** Start **
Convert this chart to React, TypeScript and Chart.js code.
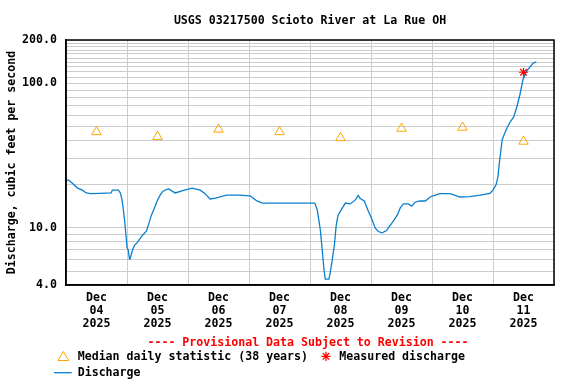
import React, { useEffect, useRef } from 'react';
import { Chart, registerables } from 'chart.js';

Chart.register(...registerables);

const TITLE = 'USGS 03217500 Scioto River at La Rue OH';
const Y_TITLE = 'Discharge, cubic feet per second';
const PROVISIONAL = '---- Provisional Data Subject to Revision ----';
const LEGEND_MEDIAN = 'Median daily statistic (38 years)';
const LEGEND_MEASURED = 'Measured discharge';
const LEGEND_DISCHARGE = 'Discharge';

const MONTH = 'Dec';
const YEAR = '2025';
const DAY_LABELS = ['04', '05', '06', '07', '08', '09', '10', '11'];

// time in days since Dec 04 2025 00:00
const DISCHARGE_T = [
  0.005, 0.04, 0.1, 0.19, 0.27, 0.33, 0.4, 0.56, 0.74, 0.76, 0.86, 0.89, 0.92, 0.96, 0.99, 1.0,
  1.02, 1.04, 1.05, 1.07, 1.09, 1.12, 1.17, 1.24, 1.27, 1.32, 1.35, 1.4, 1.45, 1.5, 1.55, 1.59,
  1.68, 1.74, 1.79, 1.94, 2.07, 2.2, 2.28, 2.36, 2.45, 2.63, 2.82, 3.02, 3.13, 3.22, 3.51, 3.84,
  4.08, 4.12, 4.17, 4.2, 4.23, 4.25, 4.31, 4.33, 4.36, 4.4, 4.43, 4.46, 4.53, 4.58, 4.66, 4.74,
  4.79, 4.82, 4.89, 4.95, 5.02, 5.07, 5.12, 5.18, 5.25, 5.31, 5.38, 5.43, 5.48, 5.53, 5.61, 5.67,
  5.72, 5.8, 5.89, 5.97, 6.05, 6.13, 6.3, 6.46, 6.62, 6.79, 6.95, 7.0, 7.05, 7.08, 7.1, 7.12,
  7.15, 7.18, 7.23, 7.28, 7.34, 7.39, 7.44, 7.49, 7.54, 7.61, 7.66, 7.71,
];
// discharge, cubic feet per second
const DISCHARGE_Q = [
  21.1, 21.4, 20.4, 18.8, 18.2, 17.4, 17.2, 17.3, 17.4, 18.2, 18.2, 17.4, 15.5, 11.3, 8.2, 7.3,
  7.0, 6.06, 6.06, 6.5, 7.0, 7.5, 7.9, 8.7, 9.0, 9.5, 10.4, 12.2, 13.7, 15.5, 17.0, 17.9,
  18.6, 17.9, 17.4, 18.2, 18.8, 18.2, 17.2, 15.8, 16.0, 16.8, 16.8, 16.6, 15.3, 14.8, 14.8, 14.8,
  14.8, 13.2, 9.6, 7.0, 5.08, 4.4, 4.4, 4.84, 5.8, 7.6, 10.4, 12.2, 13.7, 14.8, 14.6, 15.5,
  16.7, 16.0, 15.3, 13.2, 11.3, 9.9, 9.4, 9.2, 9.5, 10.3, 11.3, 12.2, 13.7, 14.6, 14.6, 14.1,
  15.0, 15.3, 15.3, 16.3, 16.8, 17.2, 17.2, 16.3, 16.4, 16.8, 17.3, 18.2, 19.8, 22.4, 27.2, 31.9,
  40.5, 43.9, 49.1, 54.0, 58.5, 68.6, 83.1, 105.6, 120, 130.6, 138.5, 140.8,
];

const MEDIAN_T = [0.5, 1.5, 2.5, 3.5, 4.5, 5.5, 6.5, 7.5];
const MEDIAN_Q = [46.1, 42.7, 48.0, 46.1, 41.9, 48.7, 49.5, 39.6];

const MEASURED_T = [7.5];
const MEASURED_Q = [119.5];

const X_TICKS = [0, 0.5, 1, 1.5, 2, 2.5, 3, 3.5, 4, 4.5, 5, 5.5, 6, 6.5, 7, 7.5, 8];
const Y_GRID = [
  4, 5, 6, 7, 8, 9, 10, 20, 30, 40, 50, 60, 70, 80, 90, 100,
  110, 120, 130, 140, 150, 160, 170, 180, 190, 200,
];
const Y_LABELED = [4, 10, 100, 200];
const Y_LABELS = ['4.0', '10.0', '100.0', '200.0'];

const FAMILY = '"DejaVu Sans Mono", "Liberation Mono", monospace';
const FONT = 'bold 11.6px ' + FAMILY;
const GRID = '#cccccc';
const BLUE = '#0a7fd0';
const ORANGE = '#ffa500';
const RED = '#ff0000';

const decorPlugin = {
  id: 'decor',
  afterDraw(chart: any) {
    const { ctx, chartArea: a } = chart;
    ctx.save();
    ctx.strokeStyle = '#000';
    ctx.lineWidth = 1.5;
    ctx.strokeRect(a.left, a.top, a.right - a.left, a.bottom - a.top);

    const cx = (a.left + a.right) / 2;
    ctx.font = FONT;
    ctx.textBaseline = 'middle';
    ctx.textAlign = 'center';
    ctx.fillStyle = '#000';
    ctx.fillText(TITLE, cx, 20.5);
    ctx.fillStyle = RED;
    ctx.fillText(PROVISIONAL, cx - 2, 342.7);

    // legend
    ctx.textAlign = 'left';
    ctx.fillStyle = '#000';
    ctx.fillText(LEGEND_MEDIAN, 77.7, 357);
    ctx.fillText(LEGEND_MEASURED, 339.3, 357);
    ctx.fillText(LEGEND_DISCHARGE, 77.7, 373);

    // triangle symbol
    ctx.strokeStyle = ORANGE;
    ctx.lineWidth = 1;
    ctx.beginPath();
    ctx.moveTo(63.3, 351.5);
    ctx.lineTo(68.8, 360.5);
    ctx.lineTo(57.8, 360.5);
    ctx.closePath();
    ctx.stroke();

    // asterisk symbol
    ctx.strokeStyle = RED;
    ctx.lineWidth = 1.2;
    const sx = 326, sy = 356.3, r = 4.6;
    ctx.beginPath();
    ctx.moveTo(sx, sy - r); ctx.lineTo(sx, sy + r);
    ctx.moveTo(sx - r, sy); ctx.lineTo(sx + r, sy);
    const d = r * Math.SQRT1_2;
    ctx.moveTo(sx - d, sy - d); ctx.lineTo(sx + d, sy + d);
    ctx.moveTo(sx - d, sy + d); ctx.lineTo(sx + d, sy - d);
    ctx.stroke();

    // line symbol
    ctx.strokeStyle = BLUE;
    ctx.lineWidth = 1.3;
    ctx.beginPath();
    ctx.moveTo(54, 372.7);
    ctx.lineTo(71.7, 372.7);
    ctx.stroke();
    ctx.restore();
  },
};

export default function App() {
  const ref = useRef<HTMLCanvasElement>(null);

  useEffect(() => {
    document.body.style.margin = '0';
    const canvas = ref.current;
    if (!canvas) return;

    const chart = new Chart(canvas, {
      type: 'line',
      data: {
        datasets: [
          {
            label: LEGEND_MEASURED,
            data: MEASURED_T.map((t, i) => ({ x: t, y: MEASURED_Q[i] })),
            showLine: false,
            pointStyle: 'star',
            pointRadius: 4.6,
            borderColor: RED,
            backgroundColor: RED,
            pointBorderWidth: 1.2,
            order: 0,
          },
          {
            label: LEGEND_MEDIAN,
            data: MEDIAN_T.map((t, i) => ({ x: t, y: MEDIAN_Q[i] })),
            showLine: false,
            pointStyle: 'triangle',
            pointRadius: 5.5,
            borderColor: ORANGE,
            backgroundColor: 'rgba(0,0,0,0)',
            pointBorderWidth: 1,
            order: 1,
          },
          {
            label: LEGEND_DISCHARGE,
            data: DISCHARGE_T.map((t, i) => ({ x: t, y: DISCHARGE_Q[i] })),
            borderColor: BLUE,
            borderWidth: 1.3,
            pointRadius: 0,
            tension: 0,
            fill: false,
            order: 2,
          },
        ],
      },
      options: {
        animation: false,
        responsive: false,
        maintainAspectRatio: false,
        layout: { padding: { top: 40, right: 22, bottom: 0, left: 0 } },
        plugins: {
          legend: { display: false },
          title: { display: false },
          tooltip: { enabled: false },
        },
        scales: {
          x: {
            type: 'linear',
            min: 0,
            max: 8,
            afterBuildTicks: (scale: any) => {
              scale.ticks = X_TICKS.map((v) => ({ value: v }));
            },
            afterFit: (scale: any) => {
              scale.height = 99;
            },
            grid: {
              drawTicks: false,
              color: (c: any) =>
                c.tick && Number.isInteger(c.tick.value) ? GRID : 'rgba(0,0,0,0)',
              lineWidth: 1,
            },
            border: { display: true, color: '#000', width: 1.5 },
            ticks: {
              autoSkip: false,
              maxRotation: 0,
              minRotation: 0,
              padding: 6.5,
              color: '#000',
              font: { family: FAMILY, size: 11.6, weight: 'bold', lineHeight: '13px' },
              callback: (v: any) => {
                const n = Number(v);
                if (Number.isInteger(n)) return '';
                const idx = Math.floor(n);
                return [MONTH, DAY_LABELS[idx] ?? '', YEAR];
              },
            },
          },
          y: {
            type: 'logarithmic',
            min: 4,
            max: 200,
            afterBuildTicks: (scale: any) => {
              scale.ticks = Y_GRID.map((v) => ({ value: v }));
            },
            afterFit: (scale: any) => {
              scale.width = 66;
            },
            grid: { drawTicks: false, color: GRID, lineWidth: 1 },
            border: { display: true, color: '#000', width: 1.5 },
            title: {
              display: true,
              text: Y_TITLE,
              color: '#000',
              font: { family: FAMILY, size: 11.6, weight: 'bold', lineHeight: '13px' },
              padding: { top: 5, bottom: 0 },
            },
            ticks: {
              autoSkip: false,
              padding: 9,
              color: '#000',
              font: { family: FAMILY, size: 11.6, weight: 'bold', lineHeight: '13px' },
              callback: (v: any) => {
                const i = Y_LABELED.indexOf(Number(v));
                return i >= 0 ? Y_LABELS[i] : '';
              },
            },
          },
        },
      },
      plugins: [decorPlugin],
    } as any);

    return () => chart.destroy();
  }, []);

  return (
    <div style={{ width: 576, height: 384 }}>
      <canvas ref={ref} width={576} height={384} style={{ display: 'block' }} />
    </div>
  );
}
** End **
** Start **
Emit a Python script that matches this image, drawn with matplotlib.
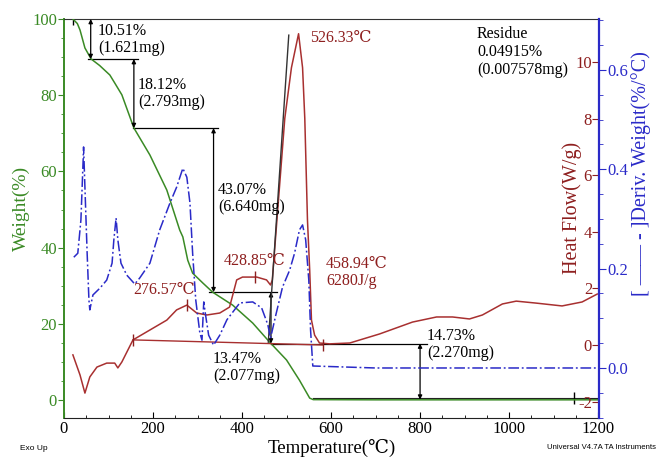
** End **
# WHAT YOU NEED TO DO
Your task is to reproduce only the lines from the one with "Convert this chart" through the one with "const LEGEND_DISCHARGE = 'Discharge';", keeping both ends. Skip every picture.

# FULL ANSWER
Convert this chart to React, TypeScript and Chart.js code.
import React, { useEffect, useRef } from 'react';
import { Chart, registerables } from 'chart.js';

Chart.register(...registerables);

const TITLE = 'USGS 03217500 Scioto River at La Rue OH';
const Y_TITLE = 'Discharge, cubic feet per second';
const PROVISIONAL = '---- Provisional Data Subject to Revision ----';
const LEGEND_MEDIAN = 'Median daily statistic (38 years)';
const LEGEND_MEASURED = 'Measured discharge';
const LEGEND_DISCHARGE = 'Discharge';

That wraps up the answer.